Collecting Pocket Televisions

I remember the heartache I felt as a thirteen year old technology mad young boy when I was too scared to ask for a Sinclair Pocket television.  Had I not received a ZX Spectrum 16K for my birthday I may of had the courage to ask for the £80 black and white pocket television.  At that time £80 was a significant proportion of a weekly wage.
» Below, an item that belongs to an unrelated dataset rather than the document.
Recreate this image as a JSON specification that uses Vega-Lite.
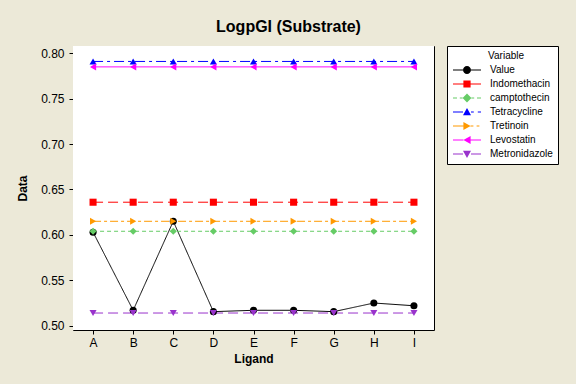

The brilliant mind of Sir Clive Sinclair fascinated me, and getting a television into such a small package totally blew my mind.  I don't  think I was completely obsessed with television programs, I was kept very busy with orchestras and choir and all sorts of things.  I did have a fascination for how things worked, this led to fate choosing between a career in architecture or industrial design.  Fate dealt me a cruel blow and I was directed towards the industrial design pathway.  In the third year my fascination with everything Sinclair ended with me writing my dissertation on "Was the Sinclair C5 a Design or Marketing Failure".  I remember arguing that it was indeed a marketing not a design failure.


In the past few months I was browsing through eBay and noticed that Sinclair TV's we not going for amazing amounts of  money.  In fact the average was around £20.  The fourteen year old inside me lit up and thought, even if it doesn't work, I can fulfil that teenage boys fantasy of owning a super mini monochrome television.  After a couple of weeks of watching I found what looked like a good example and took the plunge.  One week later this incredibly well wrapped parcel arrived.  Like a forensic archaeologist I peeled back the layers bubble wrap to be greeted with my childhood dream.
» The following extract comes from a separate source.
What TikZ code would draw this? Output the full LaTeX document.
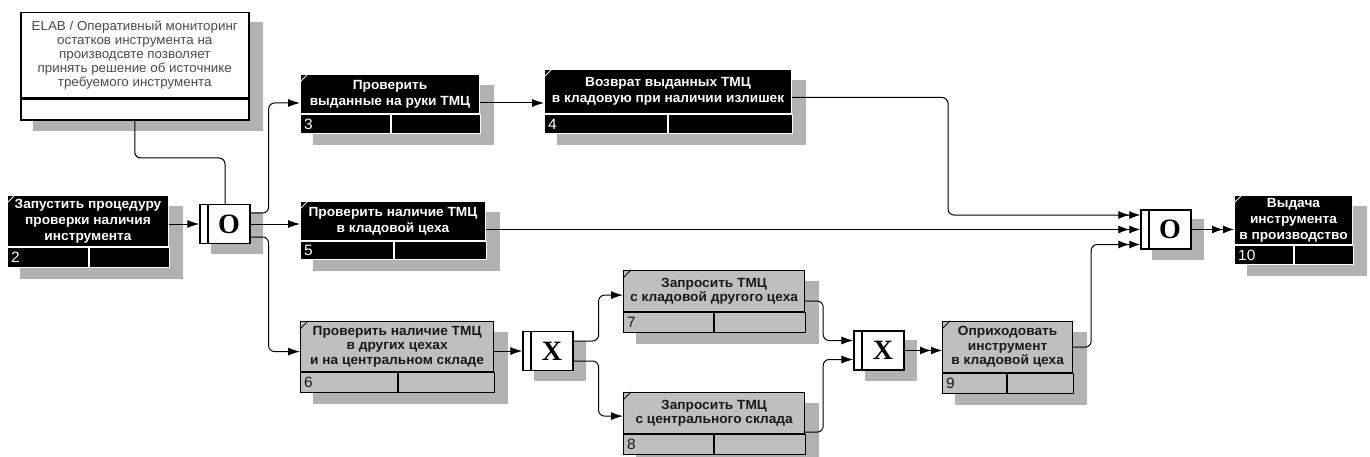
\documentclass[tikz,border=0pt]{standalone}
\usepackage{fontspec}
\setmainfont{Liberation Sans}[FakeStretch=1.03]
\newfontfamily\junfont{Liberation Serif}
\usetikzlibrary{arrows.meta,backgrounds}

\begin{document}
\begin{tikzpicture}[x=1pt, y=-1pt,
    every node/.style={font=\fontsize{13}{15}\selectfont},
    dkbox/.style={rectangle, anchor=north west, fill=black, draw=white, line width=1pt, text=white, font=\fontsize{13.3}{16}\selectfont\bfseries, align=center, inner sep=1pt},
    dkcell/.style={rectangle, anchor=north west, fill=black, draw=white, line width=1pt, inner sep=0pt},
    grbox/.style={rectangle, anchor=north west, fill=black!25, draw=black, line width=1.2pt, text=black!90, font=\fontsize{13.3}{14.5}\selectfont\bfseries, align=center, inner sep=1pt},
    grcell/.style={rectangle, anchor=north west, fill=black!25, draw=black, line width=1.2pt, inner sep=0pt},
    notebox/.style={rectangle, anchor=north west, fill=white, draw=black, line width=1.5pt, text=black!70, align=center, inner sep=1pt, font=\fontsize{13}{14}\selectfont},
    numtxt/.style={anchor=west, inner sep=0pt, font=\fontsize{15}{15}\selectfont},
    junc/.style={rectangle, draw, fill=white, line width=1.2pt, minimum width=50, minimum height=39, inner sep=0pt,
        font=\junfont\fontsize{28}{28}\selectfont\bfseries,
        path picture={\draw[line width=1.2pt] ([xshift=8pt]path picture bounding box.north west) -- ([xshift=8pt]path picture bounding box.south west);}},
    boxshadow/.style={fill=black!30},
    arr/.style={-{Latex[length=12pt,width=8pt]}, line width=1pt, rounded corners=6pt},
    arrr/.style={-{Latex[length=11pt,width=8pt] Latex[length=11pt,width=8pt]}, line width=1pt, rounded corners=6pt}
]
    \useasboundingbox (0,0) rectangle (1370,457);

    % Note on the source of the tool
    \node[notebox, minimum width=228, minimum height=85] (note) at (20,12) {ELAB / Оперативный мониторинг\\остатков инструмента на\\производсвте позволяет\\принять решение об источнике\\требуемого инструмента};
    \node[notebox, minimum width=228, minimum height=21] (nrow) at (note.south west) {};
    \begin{scope}[on background layer]
        \fill[boxshadow] ([shift={(13pt,-10pt)}]note.north west) rectangle ([shift={(13pt,-10pt)}]nrow.south east);
    \end{scope}

    % Black process boxes
    \foreach \nm/\px/\py/\bw/\bh/\rh/\cw/\lbl/\txt in {
        b2/7/195/161/51/20/81/2/{Запустить процедуру\\проверки наличия\\инструмента},
        b3/300/74/179/39/19/90/3/{Проверить\\выданные на руки ТМЦ},
        b4/544/69/247/44/19/123/4/{Возврат выданных ТМЦ\\в кладовую при наличии излишек},
        b5/300/201/185/39/18/93/5/{Проверить наличие ТМЦ\\в кладовой цеха},
        b10/1234/195/118/49/19/59/10/{Выдача\\инструмента\\в производство}} {
        \node[dkbox, minimum width=\bw, minimum height=\bh] (\nm) at (\px,\py) {\txt};
        \node[dkcell, minimum width=\cw, minimum height=\rh] (\nm l) at (\nm.south west) {};
        \node[dkcell, minimum width=\bw-\cw, minimum height=\rh] (\nm r) at (\nm l.north east) {};
        \node[numtxt, text=white] (\nm n) at ([xshift=4pt]\nm l.west) {\lbl};
        \draw[white, line width=1pt] ([yshift=-8pt]\nm.north west) -- ([xshift=8pt]\nm.north west);
        \begin{scope}[on background layer]
            \fill[boxshadow] ([shift={(13pt,-11pt)}]\nm.north west) rectangle ([shift={(13pt,-11pt)}]\nm r.south east);
        \end{scope}
    }

    % Grey process boxes
    \foreach \nm/\px/\py/\bw/\bh/\rh/\cw/\lbl/\txt in {
        b6/300/321/193/50/20/97/6/{Проверить наличие ТМЦ\\в других цехах\\и на центральном складе},
        b7/623/270/181/41/20/90/7/{Запросить ТМЦ\\с кладовой другого цеха},
        b8/623/392/181/41/20/90/8/{Запросить ТМЦ\\с центрального склада},
        b9/942/321/130/51/20/64/9/{Оприходовать\\инструмент\\в кладовой цеха}} {
        \node[grbox, minimum width=\bw, minimum height=\bh] (\nm) at (\px,\py) {\txt};
        \node[grcell, minimum width=\cw, minimum height=\rh] (\nm l) at (\nm.south west) {};
        \node[grcell, minimum width=\bw-\cw, minimum height=\rh] (\nm r) at (\nm l.north east) {};
        \node[numtxt, text=black!90] (\nm n) at ([xshift=4pt]\nm l.west) {\lbl};
        \draw[black, line width=0.8pt] ([yshift=-8pt]\nm.north west) -- ([xshift=8pt]\nm.north west);
        \begin{scope}[on background layer]
            \fill[boxshadow] ([shift={(13pt,-11pt)}]\nm.north west) rectangle ([shift={(13pt,-11pt)}]\nm r.south east);
        \end{scope}
    }

    % Junctions
    \node[junc] (jo1) at (225,224) {\hspace*{8pt}O};
    \node[junc] (jx1) at (548,351) {\hspace*{8pt}X};
    \node[junc] (jx2) at (879,350.5) {\hspace*{8pt}X};
    \node[junc] (jo2) at (1166,229.5) {\hspace*{8pt}O};
    \begin{scope}[on background layer]
        \foreach \j in {jo1, jx1, jx2, jo2}
            \fill[boxshadow] ([shift={(12pt,-10pt)}]\j.north west) rectangle ([shift={(12pt,-10pt)}]\j.south east);
    \end{scope}

    % Links
    \draw[line width=1pt, rounded corners=6pt] (nrow.south) -- ++(0,37) -| (jo1.north);
    \draw[arr] (b2.east |- jo1.west) -- (jo1.west);
    \draw[arr] ([yshift=11pt]jo1.east) -- ++(18,0) |- ([yshift=-9pt]b3.west);
    \draw[arr] (jo1.east) -- (jo1.east -| b5.west);
    \draw[arr] ([yshift=-13pt]jo1.east) -- ++(18,0) |- ([yshift=-5pt]b6.west);
    \draw[arr] ([yshift=-9pt]b3.east) -- ([yshift=-9pt]b3.east -| b4.west);
    \draw[arrr] ([yshift=-6pt]b4.east) -- ++(156,0) |- ([yshift=14.5pt]jo2.west);
    \draw[arrr] (b5.east |- jo2.west) -- (jo2.west);
    \draw[arrr] (b9.east) -- ++(18,0) |- ([yshift=-15pt]jo2.west);
    \draw[arrr] (jo2.east) -- (jo2.east -| b10.west);
    \draw[arr] (b6.east |- jx1.west) -- (jx1.west);
    \draw[arr] ([yshift=10pt]jx1.east) -- ++(25,0) |- ([yshift=-4pt]b7.west);
    \draw[arr] ([yshift=-10pt]jx1.east) -- ++(25,0) |- ([yshift=-3pt]b8.west);
    \draw[arr] ([yshift=-10pt]b7.east) -- ++(18,0) |- ([yshift=10pt]jx2.west);
    \draw[arr] ([yshift=-19pt]b8.east) -- ++(18,0) |- ([yshift=-9pt]jx2.west);
    \draw[arrr] (jx2.east) -- (jx2.east -| b9.west);

\end{tikzpicture}
\end{document}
Now Sinclair's second pocket TV used a rare and now out of production battery.  Having had a good look around these batteries were definitely no longer available.  Thankfully, the unit had a power socket which takes six volts with a negative central pin.  A amazon purchase later of a variable voltage power supply allowed me to finally turn it on.  

No picture, well actually not true, five to seven pictures if you looked really closely.  As I said at the start of the piece, the analogue signal is no longer broadcast in the UK so I was having to generate my own signal, which I will describe in a following post.  What to do now, not too sure, the electron gun was definitely working and was generating an image.  Fortunately a colleague introduced me to their neighbour who is a full radio ham licence holder here in the UK. I learned that he'd come from a television repair background so I enquired whether this would be a project in his field.  Long story short, two weeks later my colleague returns with a working TV.  I thought one of the capacitors had failed, but it appears that the oscillator had drifted off frequency.  Resetting the frequency has now brought the image all back into line.
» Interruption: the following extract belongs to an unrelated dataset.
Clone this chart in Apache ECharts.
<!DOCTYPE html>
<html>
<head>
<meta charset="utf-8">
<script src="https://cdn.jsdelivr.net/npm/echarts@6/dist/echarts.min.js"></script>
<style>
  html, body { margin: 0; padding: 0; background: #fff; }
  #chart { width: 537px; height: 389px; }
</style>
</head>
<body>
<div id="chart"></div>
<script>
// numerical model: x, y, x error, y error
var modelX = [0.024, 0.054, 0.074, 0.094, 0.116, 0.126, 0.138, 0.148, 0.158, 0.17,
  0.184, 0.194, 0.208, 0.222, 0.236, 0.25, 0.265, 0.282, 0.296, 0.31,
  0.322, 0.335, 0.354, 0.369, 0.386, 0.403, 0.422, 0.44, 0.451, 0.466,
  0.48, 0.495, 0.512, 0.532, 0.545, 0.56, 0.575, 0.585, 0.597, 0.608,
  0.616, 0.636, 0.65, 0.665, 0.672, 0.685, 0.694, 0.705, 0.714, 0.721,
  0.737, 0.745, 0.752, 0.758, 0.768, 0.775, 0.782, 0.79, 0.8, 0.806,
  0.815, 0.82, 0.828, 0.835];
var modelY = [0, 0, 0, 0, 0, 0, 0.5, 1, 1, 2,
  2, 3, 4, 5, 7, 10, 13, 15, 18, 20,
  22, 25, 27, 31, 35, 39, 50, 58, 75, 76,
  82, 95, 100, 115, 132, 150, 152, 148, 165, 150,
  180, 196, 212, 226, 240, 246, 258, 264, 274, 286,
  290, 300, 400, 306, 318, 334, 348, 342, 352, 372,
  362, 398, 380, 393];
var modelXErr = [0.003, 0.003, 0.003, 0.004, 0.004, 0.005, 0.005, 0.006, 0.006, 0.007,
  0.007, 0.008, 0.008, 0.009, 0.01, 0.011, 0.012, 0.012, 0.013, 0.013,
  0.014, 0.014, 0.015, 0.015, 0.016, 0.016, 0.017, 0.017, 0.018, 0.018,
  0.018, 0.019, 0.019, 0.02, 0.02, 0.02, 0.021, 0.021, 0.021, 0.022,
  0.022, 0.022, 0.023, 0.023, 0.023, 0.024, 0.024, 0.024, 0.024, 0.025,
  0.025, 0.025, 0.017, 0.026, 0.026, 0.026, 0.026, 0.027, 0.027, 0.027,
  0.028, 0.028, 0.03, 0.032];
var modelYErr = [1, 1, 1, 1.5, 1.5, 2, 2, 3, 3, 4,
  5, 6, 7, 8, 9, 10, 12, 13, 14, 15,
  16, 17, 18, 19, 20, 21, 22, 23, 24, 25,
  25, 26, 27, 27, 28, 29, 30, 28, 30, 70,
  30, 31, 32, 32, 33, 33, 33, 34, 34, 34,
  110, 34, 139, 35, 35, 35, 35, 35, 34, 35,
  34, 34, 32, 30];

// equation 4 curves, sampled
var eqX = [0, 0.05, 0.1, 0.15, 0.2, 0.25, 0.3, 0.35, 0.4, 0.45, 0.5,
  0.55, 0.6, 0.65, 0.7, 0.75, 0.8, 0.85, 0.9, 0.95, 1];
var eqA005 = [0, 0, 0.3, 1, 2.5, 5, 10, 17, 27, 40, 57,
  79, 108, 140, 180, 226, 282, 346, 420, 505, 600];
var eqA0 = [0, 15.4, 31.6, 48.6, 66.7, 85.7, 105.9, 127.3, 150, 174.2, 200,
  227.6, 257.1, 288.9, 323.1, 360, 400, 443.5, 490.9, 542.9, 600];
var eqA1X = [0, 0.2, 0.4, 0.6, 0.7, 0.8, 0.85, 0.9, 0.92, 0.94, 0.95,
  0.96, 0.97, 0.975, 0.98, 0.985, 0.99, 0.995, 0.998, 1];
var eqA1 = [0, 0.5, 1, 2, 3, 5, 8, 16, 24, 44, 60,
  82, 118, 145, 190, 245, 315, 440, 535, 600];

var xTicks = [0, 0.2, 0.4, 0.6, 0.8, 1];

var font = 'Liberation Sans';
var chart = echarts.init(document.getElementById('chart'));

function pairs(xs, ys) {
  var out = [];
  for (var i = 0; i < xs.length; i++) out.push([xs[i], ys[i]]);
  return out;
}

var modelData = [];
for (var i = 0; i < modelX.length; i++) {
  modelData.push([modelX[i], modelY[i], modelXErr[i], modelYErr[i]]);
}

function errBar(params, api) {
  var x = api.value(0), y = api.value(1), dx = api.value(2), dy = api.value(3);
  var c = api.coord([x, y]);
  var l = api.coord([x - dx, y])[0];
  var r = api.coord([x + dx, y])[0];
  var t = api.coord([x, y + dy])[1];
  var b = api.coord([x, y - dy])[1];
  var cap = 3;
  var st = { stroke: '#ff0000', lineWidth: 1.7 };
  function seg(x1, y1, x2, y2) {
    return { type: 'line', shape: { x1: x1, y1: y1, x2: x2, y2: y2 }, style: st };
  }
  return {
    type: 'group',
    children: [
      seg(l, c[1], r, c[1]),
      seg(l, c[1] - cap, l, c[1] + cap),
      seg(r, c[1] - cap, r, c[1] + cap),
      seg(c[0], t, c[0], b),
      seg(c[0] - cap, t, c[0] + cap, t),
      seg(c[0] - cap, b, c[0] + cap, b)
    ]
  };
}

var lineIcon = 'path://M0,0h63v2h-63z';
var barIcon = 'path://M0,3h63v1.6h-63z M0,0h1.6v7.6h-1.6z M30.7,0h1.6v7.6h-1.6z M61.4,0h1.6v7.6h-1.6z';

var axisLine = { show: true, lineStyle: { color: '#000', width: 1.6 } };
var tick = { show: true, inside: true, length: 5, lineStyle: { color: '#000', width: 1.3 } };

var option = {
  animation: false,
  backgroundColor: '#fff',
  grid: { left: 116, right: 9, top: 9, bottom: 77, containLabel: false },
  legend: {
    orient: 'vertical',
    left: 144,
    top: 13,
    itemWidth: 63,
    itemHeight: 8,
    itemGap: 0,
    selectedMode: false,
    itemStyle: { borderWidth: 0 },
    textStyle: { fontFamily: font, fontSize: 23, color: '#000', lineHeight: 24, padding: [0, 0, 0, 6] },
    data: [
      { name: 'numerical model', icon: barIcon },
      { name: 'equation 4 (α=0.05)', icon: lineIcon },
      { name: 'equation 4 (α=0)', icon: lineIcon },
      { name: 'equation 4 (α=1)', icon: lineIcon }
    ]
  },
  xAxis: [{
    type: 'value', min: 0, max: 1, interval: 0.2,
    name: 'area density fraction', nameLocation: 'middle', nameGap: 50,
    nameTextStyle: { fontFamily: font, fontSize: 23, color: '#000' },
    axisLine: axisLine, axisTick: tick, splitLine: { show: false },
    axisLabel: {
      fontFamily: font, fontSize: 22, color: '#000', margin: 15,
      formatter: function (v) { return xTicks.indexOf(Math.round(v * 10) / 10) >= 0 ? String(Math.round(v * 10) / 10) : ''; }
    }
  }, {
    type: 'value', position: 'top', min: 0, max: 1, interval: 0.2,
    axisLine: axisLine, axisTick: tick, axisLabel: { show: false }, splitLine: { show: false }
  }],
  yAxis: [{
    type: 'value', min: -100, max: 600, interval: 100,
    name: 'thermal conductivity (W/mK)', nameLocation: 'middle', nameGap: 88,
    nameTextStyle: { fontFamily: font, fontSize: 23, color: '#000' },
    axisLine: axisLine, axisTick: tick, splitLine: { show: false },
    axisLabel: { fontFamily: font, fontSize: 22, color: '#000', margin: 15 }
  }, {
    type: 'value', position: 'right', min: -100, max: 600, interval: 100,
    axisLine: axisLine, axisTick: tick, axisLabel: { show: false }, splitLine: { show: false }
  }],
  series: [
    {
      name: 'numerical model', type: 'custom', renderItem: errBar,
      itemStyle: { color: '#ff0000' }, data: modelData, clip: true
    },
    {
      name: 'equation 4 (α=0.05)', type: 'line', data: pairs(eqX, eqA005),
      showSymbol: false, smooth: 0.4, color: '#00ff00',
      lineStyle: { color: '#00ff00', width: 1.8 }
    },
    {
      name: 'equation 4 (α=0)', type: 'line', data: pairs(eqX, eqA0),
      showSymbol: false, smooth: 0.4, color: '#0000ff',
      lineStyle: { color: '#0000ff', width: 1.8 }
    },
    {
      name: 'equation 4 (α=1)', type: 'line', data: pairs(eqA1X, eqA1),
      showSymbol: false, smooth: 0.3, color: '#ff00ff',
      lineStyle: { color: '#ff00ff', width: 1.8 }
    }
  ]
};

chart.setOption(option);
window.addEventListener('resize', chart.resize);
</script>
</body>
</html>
Turns out that my colleague has a very good eye.  Whilst out at a ham fair with her neighbour she spotted one of the original Sinclair Televisions.  Apart from a broken battery holder which was surprisingly easy to replace with a quick look on eBay the TV is actually working.  This was an amazing find, being one third of the price on average they were being sold for.  When the first Sinclair TV didn't work I actually hedged my bets and purchased a second one, that arrived a few weeks later, in fact on the day Sir Clive Sinclair died.  Unfortunately or fortunately the picture didn't work in the same way as the original. The fault looking exactly the same so I've donated it again to my very most excellent radio ham friend of a friend.



So of the 14,000 sets created I have possibly two that are working.  Don't know if number two is fixed or can be but I'm more than thrilled to now own a piece of technological history.